At 13-4 overall and 3-3 in Big East play, Georgetown is very much in the hunt for an NCAA tournament berth for the fourth straight year.


Each week, I'll pick the top five players -- and three reserves -- to play for a high-profile coach. Disagree with my selections? Let me hear about it.

Wisconsin's All-Bo Ryan team


PG: Jordan Taylor -- Averaged 18.1 points and 4.7 assists as a junior in 2010-11
SG: Devin Harris -- 2nd team All-American in 2003-04; No. 5 overall pick in NBA draft
SF: Alando Tucker -- First-team All-American and Big Ten Player of the Year in 2006-07
PF: Jon Leuer -- Efficient post player averaged 18.3 points, 7.2 rebounds in 2010-11
C: Mike Wilkinson -- Became the second Badger to record 1,500 points and 800 boards


PG: Trevon Hughes -- Averaged double figures three straight years from 2007-10
SG: Kirk Penney -- Played in 2000 Final Four and member of All-Big Ten team in 2002 and '03
PF: Marcus Landry -- Averaged 10.8 points, 5.4 rebounds for 2008 Big Ten champions


Not that bad after all: Purdue
Not that good after all: Notre Dame
Historic league start (good edition): Ole Miss
Historic league start (bad edition): Texas
Overlooked team: Colorado State
Overlooked player: C.J. Wilcox, Washington
Mid-major not talked about enough: Middle Tennessee
Mid-major talked about too much: Northern Iowa
Low-major you should pay attention to: Stephen F. Austin
Low-major you should pray for: Grambling (nation's only winless team)
Rough week: Steve Fisher, San Diego State
Rougher week: Frank Haith, Missouri
Did you know we're leading our league?
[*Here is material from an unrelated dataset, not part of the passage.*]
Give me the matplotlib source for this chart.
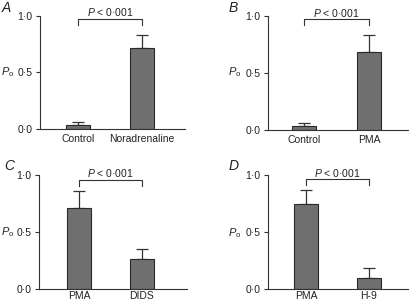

Miami and Oregon
Did you know we're not leading our league? Duke and Arizona
When does football start? Georgia, LSU, just about the entire SEC
When does baseball start? South Carolina, Mississippi State, just about the entire SEC


Arizona 74, vs. UCLA 68: The Bruins don't defend well enough to beat the Wildcats in Tucson. Also, Arizona leads the Pac-12 in rebounding margin while UCLA ranks ninth.

Duke 71, vs. Maryland 56: It's going to be tough for one of the ACC's most offensively challenged teams to score enough points to keep it close in Cameron Indoor Stadium.

Butler 55, vs. Temple 51: In some ways the Owls are every bit as dangerous as Gonzaga. Fran Dunphy's squads have a knack for pulling upsets.

Iowa State 60, vs. Kansas State 57: So much for Hilton Magic. K-State has won five of its last six games in Ames. Each of the past five contests was decided by four points or less.

Minnesota 59, at Wisconsin 58: The Gophers were 0-2 against Wisconsin last season, but with Trevor Mbakwe in the mix, Tubby Smith's squad is much tougher in 2012-13.

New Mexico 58, at San Diego State 55: I have a hard time picking any team to win a game that scored nine points in an entire half, which is what San Diego State did in a loss at Wyoming on Saturday. So New Mexico gets the nod here.

NC State 74, vs. North Carolina 67: The Tar Heels should be on a three-game winning streak when they take the court Saturday. But the momentum won't be enough to stop a Wolfpack squad that boasts superior talent, depth and experience.

Indiana 73, vs. Michigan State 65: The Hoosiers will re-energize themselves with a victory at Penn State on Wednesday and be back on track by the time the Spartans roll into town this weekend.


Papalino's, Louisville: So strong was my craving for New York-style pizza after Saturday's Syracuse-Louisville game that I almost made the 80-minute drive to Lexington for a slice at one of my favorite spots, Good Fellas. But then someone told me about Papalino's. Located on Baxter in the heart of Louisville's nightlife district, Papalino's serves up made-to-order slices with the exact type of crispy crust that I love. Intending to purchase an entire pie, I figured I'd call in my order while I was on my way. "Trust me," an employee said over the phone, "each slice is one-fourth of a pizza. That's all you'll need." Bless his soul. He clearly didn't know who he was talking to. "Just to be safe, go ahead and give me two of them," I said, choosing a pepperoni-sausage-mushroom slice as well as one with jalapeno and beef. I got them both down, crust and all. It was so good that next time I might even try for a third.

Nuts on Clark, Chicago: A sincere King's Court salute goes out to the friendly Southwest Airlines flight attendant who gave me "special permission" to deboard the plane during a quick pit stop in the Windy City on Friday. I noticed we had pulled into Gate B-1 at Chicago's Midway Airport, and any experienced traveler knows that B-1 is also the location for Nuts on Clark, which sells what may be the best popcorn in the history of America. I tried to behave, but the smell of the freshly popped kernels danced down the runway and onto the plane. "This is torture," I told her. "I'll be gone five minutes, tops." Feeling my pain, she sent me on my way. For just under three bones, I came back with a huge bag of hot popcorn (some folks go for cheese or caramel or a mixture of the two, but I'm a straight butter guy) and an ice-cold Diet Coke, both of which were gone by the time we reached Louisville. I thanked the flight attendant several times -- but never offered her any of my popcorn.